▸ **REQUIREMENTS**
Begin with the first line below and retype each line exactly through the line containing "const NH_MARK = [2.97, 3.9, 4.93, 6.0, 7.03];". Any pictures are to be left out.

▸ **INFORMATION SUPPLIED**

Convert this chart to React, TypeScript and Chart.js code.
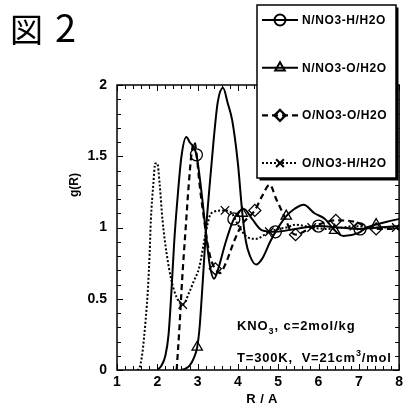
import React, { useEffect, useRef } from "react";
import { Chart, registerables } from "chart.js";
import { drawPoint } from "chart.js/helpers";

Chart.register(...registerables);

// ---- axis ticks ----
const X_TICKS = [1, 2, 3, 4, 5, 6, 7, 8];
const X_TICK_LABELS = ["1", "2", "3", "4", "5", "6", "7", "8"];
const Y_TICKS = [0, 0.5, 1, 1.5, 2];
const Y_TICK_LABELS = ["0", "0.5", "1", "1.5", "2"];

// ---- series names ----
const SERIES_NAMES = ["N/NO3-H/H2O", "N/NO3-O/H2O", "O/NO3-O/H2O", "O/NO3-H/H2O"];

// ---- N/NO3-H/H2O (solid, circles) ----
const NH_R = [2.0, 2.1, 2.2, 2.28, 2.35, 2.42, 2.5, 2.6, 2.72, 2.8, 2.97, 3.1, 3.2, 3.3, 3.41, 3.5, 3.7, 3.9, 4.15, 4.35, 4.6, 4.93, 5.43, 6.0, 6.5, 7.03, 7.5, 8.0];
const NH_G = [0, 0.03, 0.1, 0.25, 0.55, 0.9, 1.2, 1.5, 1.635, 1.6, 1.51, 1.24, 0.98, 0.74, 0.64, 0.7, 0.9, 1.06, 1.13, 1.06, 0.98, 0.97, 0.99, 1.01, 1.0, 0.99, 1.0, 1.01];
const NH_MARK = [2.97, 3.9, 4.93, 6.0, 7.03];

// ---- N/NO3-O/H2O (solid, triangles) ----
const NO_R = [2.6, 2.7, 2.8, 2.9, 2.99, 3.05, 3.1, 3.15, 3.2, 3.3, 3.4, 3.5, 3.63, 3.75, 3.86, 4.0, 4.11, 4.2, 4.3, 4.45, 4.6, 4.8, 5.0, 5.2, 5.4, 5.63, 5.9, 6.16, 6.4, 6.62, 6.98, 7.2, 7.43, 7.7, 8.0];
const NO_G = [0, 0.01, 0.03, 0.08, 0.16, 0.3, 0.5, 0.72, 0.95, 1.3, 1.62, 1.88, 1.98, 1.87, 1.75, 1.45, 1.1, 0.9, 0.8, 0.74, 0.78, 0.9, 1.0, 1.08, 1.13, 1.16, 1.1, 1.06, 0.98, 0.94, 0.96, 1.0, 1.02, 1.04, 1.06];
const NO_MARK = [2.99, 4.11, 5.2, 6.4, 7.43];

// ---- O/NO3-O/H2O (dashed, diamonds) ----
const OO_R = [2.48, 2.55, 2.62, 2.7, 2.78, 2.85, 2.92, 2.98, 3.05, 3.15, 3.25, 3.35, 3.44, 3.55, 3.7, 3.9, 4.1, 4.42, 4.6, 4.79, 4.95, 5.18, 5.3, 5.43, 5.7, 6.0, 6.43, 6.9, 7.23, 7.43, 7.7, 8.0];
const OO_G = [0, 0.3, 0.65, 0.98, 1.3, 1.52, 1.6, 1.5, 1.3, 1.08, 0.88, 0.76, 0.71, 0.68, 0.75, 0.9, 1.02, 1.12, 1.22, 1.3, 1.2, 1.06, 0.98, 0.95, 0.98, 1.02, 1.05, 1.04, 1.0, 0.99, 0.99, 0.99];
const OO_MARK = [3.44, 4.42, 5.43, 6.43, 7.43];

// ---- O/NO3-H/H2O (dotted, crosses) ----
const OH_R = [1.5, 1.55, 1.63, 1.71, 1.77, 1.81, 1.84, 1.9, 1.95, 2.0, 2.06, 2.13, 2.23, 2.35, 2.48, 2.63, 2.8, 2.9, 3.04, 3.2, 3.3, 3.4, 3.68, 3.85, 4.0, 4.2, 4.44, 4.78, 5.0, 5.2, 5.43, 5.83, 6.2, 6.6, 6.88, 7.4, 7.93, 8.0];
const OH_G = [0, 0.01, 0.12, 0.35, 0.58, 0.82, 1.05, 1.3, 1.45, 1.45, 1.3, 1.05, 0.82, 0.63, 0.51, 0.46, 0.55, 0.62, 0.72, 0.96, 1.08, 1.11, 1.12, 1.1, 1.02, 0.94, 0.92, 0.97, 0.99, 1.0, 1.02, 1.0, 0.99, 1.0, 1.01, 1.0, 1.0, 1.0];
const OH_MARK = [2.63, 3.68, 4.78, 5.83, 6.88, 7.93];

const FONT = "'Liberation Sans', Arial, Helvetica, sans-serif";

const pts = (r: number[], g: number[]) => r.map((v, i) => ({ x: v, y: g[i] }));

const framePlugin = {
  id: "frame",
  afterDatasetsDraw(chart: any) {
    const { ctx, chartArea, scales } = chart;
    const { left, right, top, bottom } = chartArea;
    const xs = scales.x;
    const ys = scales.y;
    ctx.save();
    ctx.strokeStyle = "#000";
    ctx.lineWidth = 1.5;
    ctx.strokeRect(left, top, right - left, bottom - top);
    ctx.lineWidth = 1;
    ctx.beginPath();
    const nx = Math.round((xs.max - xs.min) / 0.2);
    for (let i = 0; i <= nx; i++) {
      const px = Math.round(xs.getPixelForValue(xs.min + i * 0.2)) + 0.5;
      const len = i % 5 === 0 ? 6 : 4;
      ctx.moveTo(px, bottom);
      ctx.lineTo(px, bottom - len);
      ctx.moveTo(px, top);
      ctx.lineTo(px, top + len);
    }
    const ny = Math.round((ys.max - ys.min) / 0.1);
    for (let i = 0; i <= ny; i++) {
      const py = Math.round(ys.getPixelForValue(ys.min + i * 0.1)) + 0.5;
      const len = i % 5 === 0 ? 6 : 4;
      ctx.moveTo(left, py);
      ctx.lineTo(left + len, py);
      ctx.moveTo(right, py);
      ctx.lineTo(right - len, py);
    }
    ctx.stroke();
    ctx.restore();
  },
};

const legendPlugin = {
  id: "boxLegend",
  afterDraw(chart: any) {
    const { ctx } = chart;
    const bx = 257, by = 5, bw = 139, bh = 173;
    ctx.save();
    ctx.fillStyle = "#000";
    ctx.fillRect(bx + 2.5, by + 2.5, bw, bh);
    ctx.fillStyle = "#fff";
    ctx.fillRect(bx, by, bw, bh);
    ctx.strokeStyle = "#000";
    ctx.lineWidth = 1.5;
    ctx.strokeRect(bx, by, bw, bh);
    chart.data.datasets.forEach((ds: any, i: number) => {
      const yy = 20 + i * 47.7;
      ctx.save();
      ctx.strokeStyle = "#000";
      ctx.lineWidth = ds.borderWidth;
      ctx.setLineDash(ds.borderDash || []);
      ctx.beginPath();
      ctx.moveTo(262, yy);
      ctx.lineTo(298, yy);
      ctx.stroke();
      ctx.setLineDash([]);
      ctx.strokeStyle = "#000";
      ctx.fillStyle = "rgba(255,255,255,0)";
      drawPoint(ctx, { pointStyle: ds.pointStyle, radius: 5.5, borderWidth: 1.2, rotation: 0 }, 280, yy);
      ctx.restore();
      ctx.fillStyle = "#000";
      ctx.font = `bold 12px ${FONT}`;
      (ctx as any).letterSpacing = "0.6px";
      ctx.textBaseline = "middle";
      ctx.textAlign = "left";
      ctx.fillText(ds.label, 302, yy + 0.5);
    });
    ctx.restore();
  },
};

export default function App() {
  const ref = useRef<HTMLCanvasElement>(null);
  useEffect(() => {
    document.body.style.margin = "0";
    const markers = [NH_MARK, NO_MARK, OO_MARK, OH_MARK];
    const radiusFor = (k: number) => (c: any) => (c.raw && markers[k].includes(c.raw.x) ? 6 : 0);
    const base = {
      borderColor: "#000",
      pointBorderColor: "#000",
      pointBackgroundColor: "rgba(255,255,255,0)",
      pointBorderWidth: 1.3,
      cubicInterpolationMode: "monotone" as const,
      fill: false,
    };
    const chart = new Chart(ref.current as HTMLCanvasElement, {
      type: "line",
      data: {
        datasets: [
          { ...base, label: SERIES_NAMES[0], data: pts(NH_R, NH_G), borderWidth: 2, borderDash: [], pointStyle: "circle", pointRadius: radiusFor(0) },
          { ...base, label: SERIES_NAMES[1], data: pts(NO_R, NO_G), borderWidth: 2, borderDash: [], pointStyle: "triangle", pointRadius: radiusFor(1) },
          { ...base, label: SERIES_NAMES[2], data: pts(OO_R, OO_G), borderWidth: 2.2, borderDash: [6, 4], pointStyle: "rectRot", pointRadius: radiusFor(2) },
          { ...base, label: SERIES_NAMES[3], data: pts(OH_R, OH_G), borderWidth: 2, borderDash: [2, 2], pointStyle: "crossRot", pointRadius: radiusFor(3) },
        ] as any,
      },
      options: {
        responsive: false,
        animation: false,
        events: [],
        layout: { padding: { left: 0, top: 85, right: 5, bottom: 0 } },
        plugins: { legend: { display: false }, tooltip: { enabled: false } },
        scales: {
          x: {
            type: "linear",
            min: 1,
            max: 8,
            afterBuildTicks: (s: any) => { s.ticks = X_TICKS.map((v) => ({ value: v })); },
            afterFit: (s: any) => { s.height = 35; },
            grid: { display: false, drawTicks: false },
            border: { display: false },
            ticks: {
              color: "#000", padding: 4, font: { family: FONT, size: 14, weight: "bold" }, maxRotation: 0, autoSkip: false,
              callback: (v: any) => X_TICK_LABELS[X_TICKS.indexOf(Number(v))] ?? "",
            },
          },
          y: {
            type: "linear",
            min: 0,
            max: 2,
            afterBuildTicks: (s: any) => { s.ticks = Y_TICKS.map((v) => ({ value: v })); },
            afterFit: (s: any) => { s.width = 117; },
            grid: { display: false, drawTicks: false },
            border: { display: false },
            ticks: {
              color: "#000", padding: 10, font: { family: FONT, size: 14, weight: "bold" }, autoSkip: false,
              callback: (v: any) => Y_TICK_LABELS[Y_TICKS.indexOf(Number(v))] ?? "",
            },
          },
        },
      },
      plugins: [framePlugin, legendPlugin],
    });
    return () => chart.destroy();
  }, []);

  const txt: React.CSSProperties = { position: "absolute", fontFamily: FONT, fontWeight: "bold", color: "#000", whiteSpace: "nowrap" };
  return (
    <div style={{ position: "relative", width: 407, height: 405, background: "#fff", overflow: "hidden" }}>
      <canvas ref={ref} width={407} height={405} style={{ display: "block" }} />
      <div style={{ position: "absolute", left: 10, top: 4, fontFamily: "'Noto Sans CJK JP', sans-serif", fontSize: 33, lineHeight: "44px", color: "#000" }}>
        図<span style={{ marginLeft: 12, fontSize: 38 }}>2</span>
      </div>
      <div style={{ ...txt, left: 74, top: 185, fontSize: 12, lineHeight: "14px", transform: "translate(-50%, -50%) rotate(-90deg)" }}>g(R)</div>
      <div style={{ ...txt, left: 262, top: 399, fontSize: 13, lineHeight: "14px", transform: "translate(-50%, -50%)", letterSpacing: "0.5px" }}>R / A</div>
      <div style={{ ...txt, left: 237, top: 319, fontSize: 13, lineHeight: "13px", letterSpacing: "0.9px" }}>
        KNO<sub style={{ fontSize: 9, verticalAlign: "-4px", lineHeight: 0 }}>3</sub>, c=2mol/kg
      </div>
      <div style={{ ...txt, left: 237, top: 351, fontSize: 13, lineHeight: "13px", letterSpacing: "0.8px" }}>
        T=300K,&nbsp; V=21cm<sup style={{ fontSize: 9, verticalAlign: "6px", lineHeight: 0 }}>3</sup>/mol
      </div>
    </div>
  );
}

▸ **ANSWER IN FULL**
Convert this chart to React, TypeScript and Chart.js code.
import React, { useEffect, useRef } from "react";
import { Chart, registerables } from "chart.js";
import { drawPoint } from "chart.js/helpers";

Chart.register(...registerables);

// ---- axis ticks ----
const X_TICKS = [1, 2, 3, 4, 5, 6, 7, 8];
const X_TICK_LABELS = ["1", "2", "3", "4", "5", "6", "7", "8"];
const Y_TICKS = [0, 0.5, 1, 1.5, 2];
const Y_TICK_LABELS = ["0", "0.5", "1", "1.5", "2"];

// ---- series names ----
const SERIES_NAMES = ["N/NO3-H/H2O", "N/NO3-O/H2O", "O/NO3-O/H2O", "O/NO3-H/H2O"];

// ---- N/NO3-H/H2O (solid, circles) ----
const NH_R = [2.0, 2.1, 2.2, 2.28, 2.35, 2.42, 2.5, 2.6, 2.72, 2.8, 2.97, 3.1, 3.2, 3.3, 3.41, 3.5, 3.7, 3.9, 4.15, 4.35, 4.6, 4.93, 5.43, 6.0, 6.5, 7.03, 7.5, 8.0];
const NH_G = [0, 0.03, 0.1, 0.25, 0.55, 0.9, 1.2, 1.5, 1.635, 1.6, 1.51, 1.24, 0.98, 0.74, 0.64, 0.7, 0.9, 1.06, 1.13, 1.06, 0.98, 0.97, 0.99, 1.01, 1.0, 0.99, 1.0, 1.01];
const NH_MARK = [2.97, 3.9, 4.93, 6.0, 7.03];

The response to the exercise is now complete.